Aim:
From the first line of the listing below, retype each line up to and including the one with "import * as"; pictures stay out.

--- Begin Provided entries ---

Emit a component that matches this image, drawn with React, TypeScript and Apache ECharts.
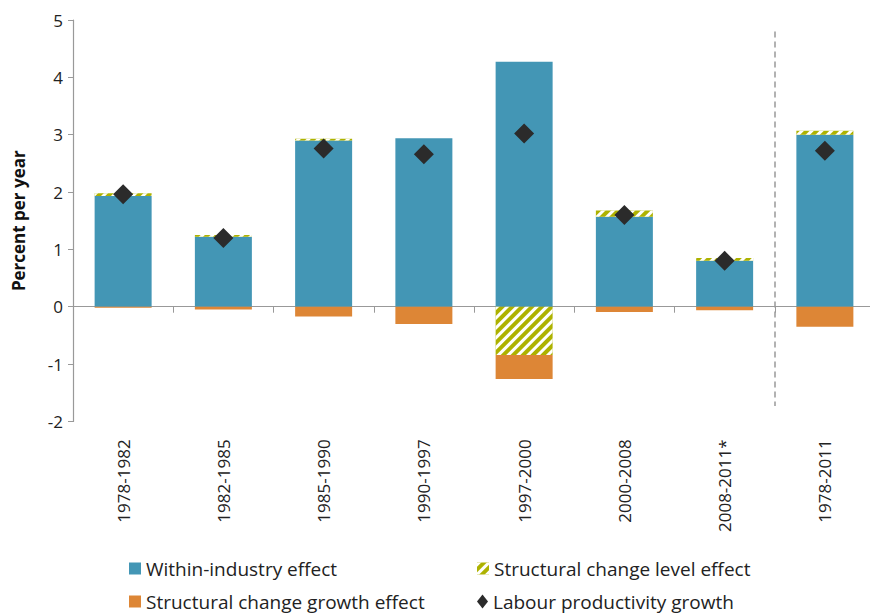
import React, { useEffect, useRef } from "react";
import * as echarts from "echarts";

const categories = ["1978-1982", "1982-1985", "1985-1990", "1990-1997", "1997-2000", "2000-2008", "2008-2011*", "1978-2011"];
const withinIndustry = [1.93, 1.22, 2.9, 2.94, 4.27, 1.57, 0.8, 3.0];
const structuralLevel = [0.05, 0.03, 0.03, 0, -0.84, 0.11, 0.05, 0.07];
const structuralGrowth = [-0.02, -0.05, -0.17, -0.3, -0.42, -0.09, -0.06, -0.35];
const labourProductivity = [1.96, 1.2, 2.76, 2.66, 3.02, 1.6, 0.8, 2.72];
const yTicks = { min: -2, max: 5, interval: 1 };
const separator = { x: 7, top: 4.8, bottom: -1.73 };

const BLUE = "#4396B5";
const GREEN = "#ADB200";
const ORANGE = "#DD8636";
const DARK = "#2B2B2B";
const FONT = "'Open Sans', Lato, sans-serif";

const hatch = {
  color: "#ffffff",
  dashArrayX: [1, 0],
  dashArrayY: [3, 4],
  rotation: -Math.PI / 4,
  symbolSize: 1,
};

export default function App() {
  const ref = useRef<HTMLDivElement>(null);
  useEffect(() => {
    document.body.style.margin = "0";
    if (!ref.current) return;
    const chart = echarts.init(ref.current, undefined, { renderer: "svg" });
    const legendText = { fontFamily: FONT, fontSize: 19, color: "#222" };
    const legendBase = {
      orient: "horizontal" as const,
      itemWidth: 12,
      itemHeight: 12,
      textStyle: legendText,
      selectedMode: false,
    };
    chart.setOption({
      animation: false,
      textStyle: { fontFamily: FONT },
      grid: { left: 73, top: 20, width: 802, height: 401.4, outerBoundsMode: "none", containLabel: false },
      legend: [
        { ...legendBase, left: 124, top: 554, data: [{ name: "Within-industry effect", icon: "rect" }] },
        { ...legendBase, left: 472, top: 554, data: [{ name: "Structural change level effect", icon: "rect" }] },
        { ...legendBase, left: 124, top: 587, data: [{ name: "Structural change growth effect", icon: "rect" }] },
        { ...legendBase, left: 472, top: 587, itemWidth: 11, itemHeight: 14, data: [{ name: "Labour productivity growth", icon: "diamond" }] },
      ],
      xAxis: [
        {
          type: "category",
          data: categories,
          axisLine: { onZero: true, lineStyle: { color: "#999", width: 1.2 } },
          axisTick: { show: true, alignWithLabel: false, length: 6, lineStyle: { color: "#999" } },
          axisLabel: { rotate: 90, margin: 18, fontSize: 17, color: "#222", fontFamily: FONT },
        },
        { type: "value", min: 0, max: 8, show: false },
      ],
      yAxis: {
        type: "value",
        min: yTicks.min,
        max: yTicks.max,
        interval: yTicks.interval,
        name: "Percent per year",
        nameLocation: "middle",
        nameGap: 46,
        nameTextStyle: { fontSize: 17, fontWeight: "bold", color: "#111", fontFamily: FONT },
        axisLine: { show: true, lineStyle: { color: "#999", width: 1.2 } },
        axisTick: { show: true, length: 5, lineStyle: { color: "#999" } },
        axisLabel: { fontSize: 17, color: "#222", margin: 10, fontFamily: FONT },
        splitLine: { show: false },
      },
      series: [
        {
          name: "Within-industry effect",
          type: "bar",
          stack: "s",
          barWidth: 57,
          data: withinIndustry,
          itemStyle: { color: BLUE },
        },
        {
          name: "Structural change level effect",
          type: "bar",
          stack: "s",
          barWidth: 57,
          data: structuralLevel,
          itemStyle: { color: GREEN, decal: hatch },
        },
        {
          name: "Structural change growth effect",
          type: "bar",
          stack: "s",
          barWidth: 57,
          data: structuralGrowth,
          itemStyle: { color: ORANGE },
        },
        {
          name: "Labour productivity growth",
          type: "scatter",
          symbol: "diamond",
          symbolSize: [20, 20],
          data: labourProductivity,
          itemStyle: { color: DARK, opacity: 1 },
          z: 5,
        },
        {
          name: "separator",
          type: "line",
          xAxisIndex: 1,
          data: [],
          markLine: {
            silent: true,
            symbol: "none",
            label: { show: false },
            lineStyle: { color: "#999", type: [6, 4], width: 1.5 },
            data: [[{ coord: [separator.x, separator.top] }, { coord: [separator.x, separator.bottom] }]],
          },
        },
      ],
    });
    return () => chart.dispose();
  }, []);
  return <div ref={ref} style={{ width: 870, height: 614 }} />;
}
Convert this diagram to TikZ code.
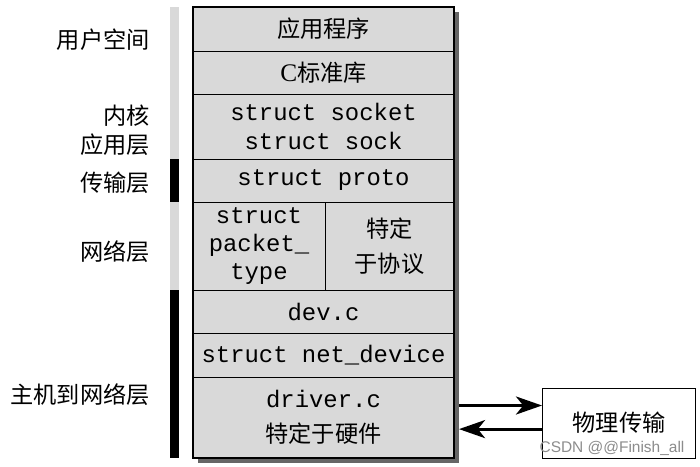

--- End Provided entries ---

Solution to this task:
Emit a component that matches this image, drawn with React, TypeScript and Apache ECharts.
import React, { useEffect, useRef } from "react";
import * as echarts from "echarts";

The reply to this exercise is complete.